Last edited by Nigel Hanrahan; Thursday, 27th November, 2014, 09:04 PM.
Reason: more info
Dogs will bark, but the caravan of chess moves on.
To try to corner the market on any non-essential commodity like gold is somewhat foolish and almost certain to result in ruin. For every commodity there are substitutes and alternatives. Hunt brothers and silver.
Gold repatriation, eg, Netherlands in the amount of 5 Billion or 122 tons
Whether they are trying to "corner the market" or not, there are calls for France, Switzerland and Germany to repatriate their gold reserves to national vaults. The Netherlands recently repatriated $5 Billion worth of gold from New York.
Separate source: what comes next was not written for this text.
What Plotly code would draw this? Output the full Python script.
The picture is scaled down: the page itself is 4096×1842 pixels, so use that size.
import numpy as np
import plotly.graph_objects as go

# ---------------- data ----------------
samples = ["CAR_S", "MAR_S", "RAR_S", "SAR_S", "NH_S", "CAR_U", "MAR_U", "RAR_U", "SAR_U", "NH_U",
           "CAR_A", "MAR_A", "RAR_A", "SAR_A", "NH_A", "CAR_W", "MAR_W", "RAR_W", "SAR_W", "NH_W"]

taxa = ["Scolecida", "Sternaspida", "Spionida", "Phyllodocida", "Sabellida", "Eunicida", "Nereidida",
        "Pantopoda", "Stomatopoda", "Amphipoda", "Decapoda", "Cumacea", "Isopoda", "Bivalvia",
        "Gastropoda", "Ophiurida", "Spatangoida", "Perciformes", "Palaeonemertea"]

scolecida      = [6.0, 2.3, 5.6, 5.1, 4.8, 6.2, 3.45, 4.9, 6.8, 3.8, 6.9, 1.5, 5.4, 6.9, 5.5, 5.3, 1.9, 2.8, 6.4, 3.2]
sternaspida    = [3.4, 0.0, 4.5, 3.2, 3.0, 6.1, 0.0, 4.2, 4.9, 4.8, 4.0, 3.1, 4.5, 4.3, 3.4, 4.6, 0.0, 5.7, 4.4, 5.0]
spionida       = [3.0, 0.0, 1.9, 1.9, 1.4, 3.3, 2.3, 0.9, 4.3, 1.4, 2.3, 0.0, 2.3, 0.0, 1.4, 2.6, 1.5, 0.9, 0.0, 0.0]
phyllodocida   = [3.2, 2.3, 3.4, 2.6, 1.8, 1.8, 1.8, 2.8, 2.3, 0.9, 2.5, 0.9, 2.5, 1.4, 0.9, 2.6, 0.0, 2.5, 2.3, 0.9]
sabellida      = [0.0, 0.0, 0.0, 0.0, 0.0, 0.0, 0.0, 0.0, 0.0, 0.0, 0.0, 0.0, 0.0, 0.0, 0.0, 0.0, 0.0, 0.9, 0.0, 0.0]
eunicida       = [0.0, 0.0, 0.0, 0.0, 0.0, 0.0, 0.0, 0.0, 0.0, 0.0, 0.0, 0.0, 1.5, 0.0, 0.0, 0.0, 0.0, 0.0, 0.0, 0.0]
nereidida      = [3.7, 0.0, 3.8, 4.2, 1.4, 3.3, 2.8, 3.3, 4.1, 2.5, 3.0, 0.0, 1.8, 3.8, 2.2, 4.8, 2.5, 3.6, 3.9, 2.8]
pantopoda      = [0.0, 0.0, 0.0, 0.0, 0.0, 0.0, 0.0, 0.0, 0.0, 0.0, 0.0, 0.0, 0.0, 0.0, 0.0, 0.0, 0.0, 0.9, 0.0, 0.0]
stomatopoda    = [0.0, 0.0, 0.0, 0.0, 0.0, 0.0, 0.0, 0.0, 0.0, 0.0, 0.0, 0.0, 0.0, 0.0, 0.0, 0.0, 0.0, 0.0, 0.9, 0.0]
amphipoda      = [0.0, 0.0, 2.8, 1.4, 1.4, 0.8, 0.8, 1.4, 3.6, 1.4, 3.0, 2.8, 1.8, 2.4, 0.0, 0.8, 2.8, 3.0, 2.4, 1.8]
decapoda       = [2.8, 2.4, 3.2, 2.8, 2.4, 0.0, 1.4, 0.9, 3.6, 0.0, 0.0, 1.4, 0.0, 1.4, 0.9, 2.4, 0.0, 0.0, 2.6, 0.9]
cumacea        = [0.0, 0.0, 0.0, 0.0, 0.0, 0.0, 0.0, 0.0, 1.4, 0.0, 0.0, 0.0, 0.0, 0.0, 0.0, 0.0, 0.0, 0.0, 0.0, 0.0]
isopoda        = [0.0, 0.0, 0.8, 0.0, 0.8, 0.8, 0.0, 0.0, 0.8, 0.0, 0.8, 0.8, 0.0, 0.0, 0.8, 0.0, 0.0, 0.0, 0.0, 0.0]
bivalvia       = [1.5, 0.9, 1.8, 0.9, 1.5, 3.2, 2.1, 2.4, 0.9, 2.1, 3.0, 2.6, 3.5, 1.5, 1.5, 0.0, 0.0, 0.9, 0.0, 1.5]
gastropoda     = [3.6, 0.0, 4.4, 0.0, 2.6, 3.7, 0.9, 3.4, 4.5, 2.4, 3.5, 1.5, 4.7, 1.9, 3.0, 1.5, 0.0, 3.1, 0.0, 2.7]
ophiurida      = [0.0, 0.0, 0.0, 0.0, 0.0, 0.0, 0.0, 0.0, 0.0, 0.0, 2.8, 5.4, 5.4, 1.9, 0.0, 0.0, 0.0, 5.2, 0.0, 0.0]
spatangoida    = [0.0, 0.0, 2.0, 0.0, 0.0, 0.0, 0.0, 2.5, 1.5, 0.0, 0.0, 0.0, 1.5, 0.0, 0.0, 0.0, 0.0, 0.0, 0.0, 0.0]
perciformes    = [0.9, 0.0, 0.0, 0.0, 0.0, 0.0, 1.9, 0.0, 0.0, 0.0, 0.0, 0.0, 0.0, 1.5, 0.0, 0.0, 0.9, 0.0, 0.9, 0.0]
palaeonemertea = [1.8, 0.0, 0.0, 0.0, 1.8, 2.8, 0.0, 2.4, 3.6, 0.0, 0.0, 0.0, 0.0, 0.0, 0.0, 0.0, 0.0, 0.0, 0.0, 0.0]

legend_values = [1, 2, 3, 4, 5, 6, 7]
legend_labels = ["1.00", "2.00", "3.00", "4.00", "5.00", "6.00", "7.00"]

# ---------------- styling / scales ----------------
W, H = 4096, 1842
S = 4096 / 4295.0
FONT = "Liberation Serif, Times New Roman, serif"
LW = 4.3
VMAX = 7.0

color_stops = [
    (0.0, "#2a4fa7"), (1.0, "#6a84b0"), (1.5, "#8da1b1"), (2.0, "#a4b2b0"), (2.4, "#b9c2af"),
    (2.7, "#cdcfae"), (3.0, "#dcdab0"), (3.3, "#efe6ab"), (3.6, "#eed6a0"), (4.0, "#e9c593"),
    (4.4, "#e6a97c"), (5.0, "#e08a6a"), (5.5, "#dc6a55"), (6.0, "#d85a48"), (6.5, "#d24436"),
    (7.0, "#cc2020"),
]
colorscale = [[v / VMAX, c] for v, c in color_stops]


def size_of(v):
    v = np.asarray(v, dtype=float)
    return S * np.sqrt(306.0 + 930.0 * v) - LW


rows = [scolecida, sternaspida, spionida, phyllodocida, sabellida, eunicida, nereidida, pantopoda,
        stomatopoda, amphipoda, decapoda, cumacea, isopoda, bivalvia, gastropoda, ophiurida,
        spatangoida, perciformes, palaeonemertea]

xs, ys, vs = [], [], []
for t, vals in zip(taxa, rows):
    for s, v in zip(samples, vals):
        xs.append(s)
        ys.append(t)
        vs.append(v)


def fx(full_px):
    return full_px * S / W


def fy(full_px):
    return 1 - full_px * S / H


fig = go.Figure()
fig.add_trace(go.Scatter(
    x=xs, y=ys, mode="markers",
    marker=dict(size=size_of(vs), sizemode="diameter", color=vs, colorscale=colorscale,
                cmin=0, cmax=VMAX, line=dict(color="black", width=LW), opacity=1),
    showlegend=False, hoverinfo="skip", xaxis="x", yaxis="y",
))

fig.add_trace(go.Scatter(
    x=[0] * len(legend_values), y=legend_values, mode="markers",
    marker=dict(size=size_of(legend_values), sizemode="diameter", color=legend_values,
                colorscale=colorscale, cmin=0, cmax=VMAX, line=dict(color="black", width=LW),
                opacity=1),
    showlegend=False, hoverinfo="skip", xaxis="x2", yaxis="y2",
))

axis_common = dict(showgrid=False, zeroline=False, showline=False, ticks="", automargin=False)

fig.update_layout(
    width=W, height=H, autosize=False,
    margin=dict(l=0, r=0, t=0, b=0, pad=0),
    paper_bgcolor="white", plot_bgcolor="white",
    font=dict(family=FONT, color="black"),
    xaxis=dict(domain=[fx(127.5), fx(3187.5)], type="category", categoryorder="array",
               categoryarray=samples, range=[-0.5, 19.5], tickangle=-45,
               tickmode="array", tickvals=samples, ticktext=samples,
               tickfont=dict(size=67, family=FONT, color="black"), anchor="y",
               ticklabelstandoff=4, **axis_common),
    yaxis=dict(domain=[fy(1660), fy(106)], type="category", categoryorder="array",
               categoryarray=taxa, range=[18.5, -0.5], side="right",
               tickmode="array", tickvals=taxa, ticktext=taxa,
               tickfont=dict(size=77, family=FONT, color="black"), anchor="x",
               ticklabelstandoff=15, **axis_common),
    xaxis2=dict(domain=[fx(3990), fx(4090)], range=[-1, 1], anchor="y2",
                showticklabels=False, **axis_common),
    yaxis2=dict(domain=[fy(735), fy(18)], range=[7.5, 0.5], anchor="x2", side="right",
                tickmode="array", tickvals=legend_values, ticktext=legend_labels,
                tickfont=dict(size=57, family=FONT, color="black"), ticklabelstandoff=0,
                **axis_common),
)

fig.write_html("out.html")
Re: Gold repatriation, eg, Netherlands in the amount of 5 Billion or 122 tons
Nigel, what do you think of the way we have sacrificed Alberta's economy to apply sanctions on Russia?
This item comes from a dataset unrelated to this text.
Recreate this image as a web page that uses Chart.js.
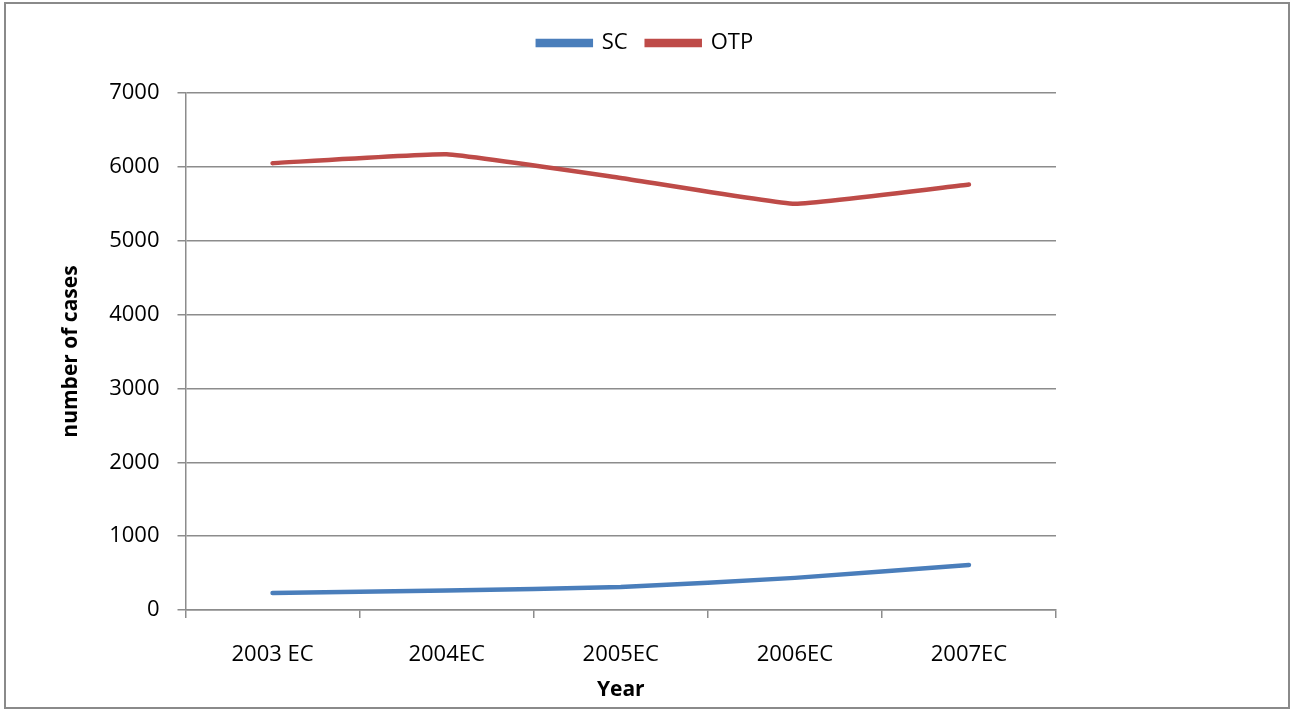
<!DOCTYPE html>
<html>
<head>
<meta charset="utf-8">
<script src="https://cdn.jsdelivr.net/npm/chart.js@4"></script>
<style>
  html, body { margin: 0; padding: 0; background: #fff; }
  #chart { display: block; }
</style>
</head>
<body>
<canvas id="chart" width="1291" height="710"></canvas>
<script>
const years = ["2003 EC", "2004EC", "2005EC", "2006EC", "2007EC"];
const scCases = [230, 265, 310, 435, 610];
const otpCases = [6050, 6170, 5850, 5500, 5760];
const yTicks = [0, 1000, 2000, 3000, 4000, 5000, 6000, 7000];

const gridColor = "#8c8c8c";
const fontFamily = "'Open Sans', 'Liberation Sans', sans-serif";

// grey frame round the whole chart
const frame = {
  id: "frame",
  afterDraw(chart) {
    const ctx = chart.ctx;
    ctx.save();
    ctx.strokeStyle = "#8a8a8a";
    ctx.lineWidth = 2;
    ctx.strokeRect(5, 3, 1284, 705);
    ctx.restore();
  },
};

// leave some empty room under the legend row
const legendSpace = {
  id: "legendSpace",
  beforeLayout(chart) {
    const lg = chart.legend;
    if (lg && !lg._spaced) {
      const fit = lg.fit;
      lg.fit = function () {
        fit.call(this);
        this.height += 29;
      };
      lg._spaced = true;
    }
  },
};

new Chart(document.getElementById("chart"), {
  type: "line",
  data: {
    labels: years,
    datasets: [
      {
        label: "SC",
        data: scCases,
        borderColor: "#4a7ebb",
        backgroundColor: "#4a7ebb",
        borderWidth: 4.5,
        pointRadius: 0,
        tension: 0.1,
        borderCapStyle: "round",
      },
      {
        label: "OTP",
        data: otpCases,
        borderColor: "#be4b48",
        backgroundColor: "#be4b48",
        borderWidth: 4.5,
        pointRadius: 0,
        tension: 0.1,
        borderCapStyle: "round",
      },
    ],
  },
  options: {
    responsive: false,
    animation: false,
    layout: { padding: { top: 13, left: 0, right: 0, bottom: 0 } },
    scales: {
      x: {
        type: "category",
        offset: true,
        afterFit: (s) => {
          s.height = 100;
          s.paddingRight = 235;
        },
        grid: {
          offset: true,
          drawOnChartArea: false,
          drawTicks: true,
          tickLength: 8,
          color: gridColor,
          lineWidth: 1.5,
        },
        border: { color: gridColor, width: 1.5 },
        ticks: {
          color: "#000",
          padding: 24,
          maxRotation: 0,
          font: { family: fontFamily, size: 22 },
        },
        title: {
          display: true,
          text: "Year",
          color: "#000",
          padding: { top: 0, bottom: 7 },
          font: { family: fontFamily, size: 21, weight: "bold" },
        },
      },
      y: {
        min: 0,
        max: 7000,
        afterFit: (s) => {
          s.width = 185.5;
        },
        afterBuildTicks: (s) => {
          s.ticks = yTicks.map((v) => ({ value: v }));
        },
        grid: {
          tickLength: 8,
          color: gridColor,
          lineWidth: 1.5,
        },
        border: { color: gridColor, width: 1.5 },
        ticks: {
          color: "#000",
          padding: 18,
          font: { family: fontFamily, size: 22 },
          callback: (v) => String(v),
        },
        title: {
          display: true,
          text: "number of cases",
          color: "#000",
          padding: { top: 58, bottom: 0 },
          font: { family: fontFamily, size: 21, weight: "bold" },
        },
      },
    },
    plugins: {
      legend: {
        position: "top",
        labels: {
          boxWidth: 53,
          boxHeight: 4,
          padding: 19,
          color: "#000",
          font: { family: fontFamily, size: 22 },
        },
      },
      tooltip: { enabled: false },
    },
  },
  plugins: [frame, legendSpace],
});
</script>
</body>
</html>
I'm not a fan of Putin by any means, but he made a smart deal with China to deliver Natural Gas for 30 years after the sanctions started. Most energy uses for oil can be filled with natural gas at a lower price so the full demand for oil may never come back. Which translates to lower oil prices over an extended period.
In North America they will work through the glut by less drilling and exploration.
I wonder if it will become more economical for high rise buildings and industry, many of which can burn oil or natural gas, to switch from the cleaner burning natural gas to oil. All you really need for that is Bunker C (or number 6) oil. A thick oil.